'''

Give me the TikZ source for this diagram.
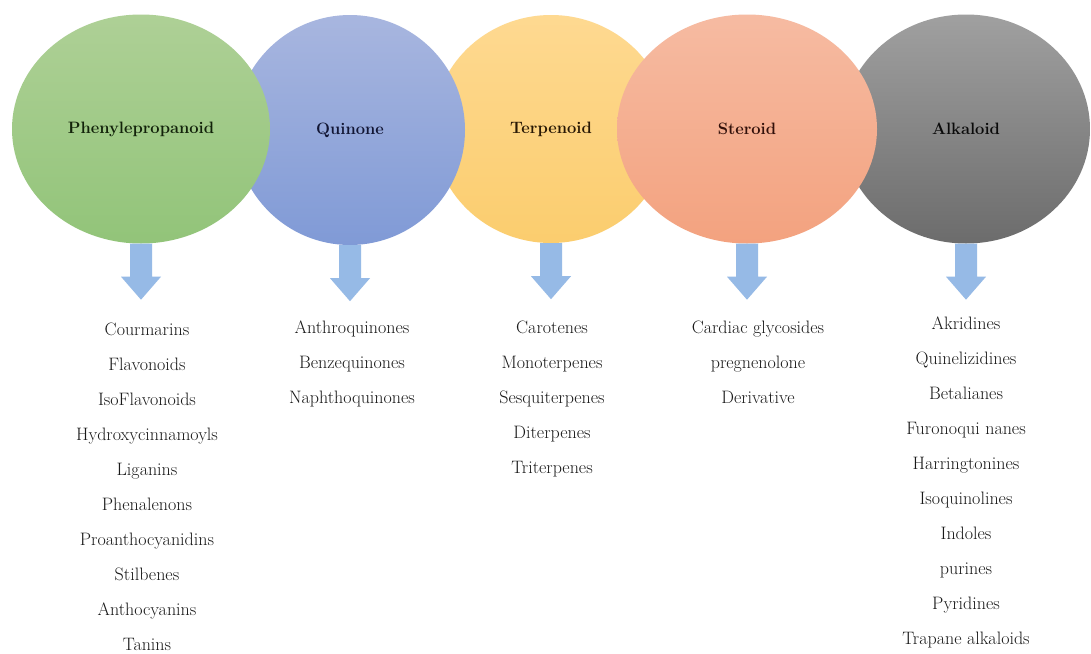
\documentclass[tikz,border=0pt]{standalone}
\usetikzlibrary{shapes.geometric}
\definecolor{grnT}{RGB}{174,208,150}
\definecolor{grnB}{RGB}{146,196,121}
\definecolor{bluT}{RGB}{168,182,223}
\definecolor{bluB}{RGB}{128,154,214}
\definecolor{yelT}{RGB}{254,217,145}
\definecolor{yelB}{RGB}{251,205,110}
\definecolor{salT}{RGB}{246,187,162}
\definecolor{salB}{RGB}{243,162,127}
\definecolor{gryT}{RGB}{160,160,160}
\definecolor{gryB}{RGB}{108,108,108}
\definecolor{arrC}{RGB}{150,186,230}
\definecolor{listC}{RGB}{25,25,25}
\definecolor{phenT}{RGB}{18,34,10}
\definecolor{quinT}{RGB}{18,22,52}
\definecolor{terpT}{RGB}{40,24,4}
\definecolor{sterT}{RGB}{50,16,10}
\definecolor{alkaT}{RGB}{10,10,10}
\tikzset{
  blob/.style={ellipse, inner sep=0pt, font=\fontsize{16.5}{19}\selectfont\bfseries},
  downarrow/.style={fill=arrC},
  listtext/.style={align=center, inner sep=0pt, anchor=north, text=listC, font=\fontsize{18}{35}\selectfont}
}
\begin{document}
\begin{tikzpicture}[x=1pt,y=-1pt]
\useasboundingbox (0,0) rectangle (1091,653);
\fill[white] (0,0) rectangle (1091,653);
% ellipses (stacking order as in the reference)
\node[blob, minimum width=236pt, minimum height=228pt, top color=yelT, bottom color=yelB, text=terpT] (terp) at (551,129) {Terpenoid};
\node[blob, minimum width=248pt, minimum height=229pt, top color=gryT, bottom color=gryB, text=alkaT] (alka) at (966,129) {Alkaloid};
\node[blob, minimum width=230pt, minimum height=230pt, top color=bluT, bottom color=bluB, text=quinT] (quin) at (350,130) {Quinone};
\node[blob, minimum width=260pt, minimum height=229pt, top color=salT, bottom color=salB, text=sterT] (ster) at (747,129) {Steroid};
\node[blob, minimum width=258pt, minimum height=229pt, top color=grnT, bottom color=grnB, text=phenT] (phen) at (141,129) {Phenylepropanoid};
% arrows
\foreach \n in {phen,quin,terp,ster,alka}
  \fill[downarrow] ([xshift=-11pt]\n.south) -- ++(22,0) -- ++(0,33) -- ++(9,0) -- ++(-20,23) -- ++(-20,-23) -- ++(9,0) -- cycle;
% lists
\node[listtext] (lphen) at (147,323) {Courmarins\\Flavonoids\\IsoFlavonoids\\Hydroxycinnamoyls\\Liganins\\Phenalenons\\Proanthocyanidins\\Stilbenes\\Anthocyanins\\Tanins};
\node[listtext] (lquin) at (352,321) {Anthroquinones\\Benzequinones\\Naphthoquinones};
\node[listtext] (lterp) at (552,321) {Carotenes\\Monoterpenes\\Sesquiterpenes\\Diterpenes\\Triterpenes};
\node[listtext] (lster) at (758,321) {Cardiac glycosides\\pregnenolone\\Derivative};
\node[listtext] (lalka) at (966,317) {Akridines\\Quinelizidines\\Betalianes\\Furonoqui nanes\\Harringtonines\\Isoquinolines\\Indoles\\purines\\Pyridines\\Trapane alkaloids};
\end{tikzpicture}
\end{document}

'''

■ **THE TASK**
Take the listing above and print it exactly, apart from the pictures.

■ **EXERCISE ANSWER**
Give me the TikZ source for this diagram.
\documentclass[tikz,border=0pt]{standalone}
\usetikzlibrary{shapes.geometric}
\definecolor{grnT}{RGB}{174,208,150}
\definecolor{grnB}{RGB}{146,196,121}
\definecolor{bluT}{RGB}{168,182,223}
\definecolor{bluB}{RGB}{128,154,214}
\definecolor{yelT}{RGB}{254,217,145}
\definecolor{yelB}{RGB}{251,205,110}
\definecolor{salT}{RGB}{246,187,162}
\definecolor{salB}{RGB}{243,162,127}
\definecolor{gryT}{RGB}{160,160,160}
\definecolor{gryB}{RGB}{108,108,108}
\definecolor{arrC}{RGB}{150,186,230}
\definecolor{listC}{RGB}{25,25,25}
\definecolor{phenT}{RGB}{18,34,10}
\definecolor{quinT}{RGB}{18,22,52}
\definecolor{terpT}{RGB}{40,24,4}
\definecolor{sterT}{RGB}{50,16,10}
\definecolor{alkaT}{RGB}{10,10,10}
\tikzset{
  blob/.style={ellipse, inner sep=0pt, font=\fontsize{16.5}{19}\selectfont\bfseries},
  downarrow/.style={fill=arrC},
  listtext/.style={align=center, inner sep=0pt, anchor=north, text=listC, font=\fontsize{18}{35}\selectfont}
}
\begin{document}
\begin{tikzpicture}[x=1pt,y=-1pt]
\useasboundingbox (0,0) rectangle (1091,653);
\fill[white] (0,0) rectangle (1091,653);
% ellipses (stacking order as in the reference)
\node[blob, minimum width=236pt, minimum height=228pt, top color=yelT, bottom color=yelB, text=terpT] (terp) at (551,129) {Terpenoid};
\node[blob, minimum width=248pt, minimum height=229pt, top color=gryT, bottom color=gryB, text=alkaT] (alka) at (966,129) {Alkaloid};
\node[blob, minimum width=230pt, minimum height=230pt, top color=bluT, bottom color=bluB, text=quinT] (quin) at (350,130) {Quinone};
\node[blob, minimum width=260pt, minimum height=229pt, top color=salT, bottom color=salB, text=sterT] (ster) at (747,129) {Steroid};
\node[blob, minimum width=258pt, minimum height=229pt, top color=grnT, bottom color=grnB, text=phenT] (phen) at (141,129) {Phenylepropanoid};
% arrows
\foreach \n in {phen,quin,terp,ster,alka}
  \fill[downarrow] ([xshift=-11pt]\n.south) -- ++(22,0) -- ++(0,33) -- ++(9,0) -- ++(-20,23) -- ++(-20,-23) -- ++(9,0) -- cycle;
% lists
\node[listtext] (lphen) at (147,323) {Courmarins\\Flavonoids\\IsoFlavonoids\\Hydroxycinnamoyls\\Liganins\\Phenalenons\\Proanthocyanidins\\Stilbenes\\Anthocyanins\\Tanins};
\node[listtext] (lquin) at (352,321) {Anthroquinones\\Benzequinones\\Naphthoquinones};
\node[listtext] (lterp) at (552,321) {Carotenes\\Monoterpenes\\Sesquiterpenes\\Diterpenes\\Triterpenes};
\node[listtext] (lster) at (758,321) {Cardiac glycosides\\pregnenolone\\Derivative};
\node[listtext] (lalka) at (966,317) {Akridines\\Quinelizidines\\Betalianes\\Furonoqui nanes\\Harringtonines\\Isoquinolines\\Indoles\\purines\\Pyridines\\Trapane alkaloids};
\end{tikzpicture}
\end{document}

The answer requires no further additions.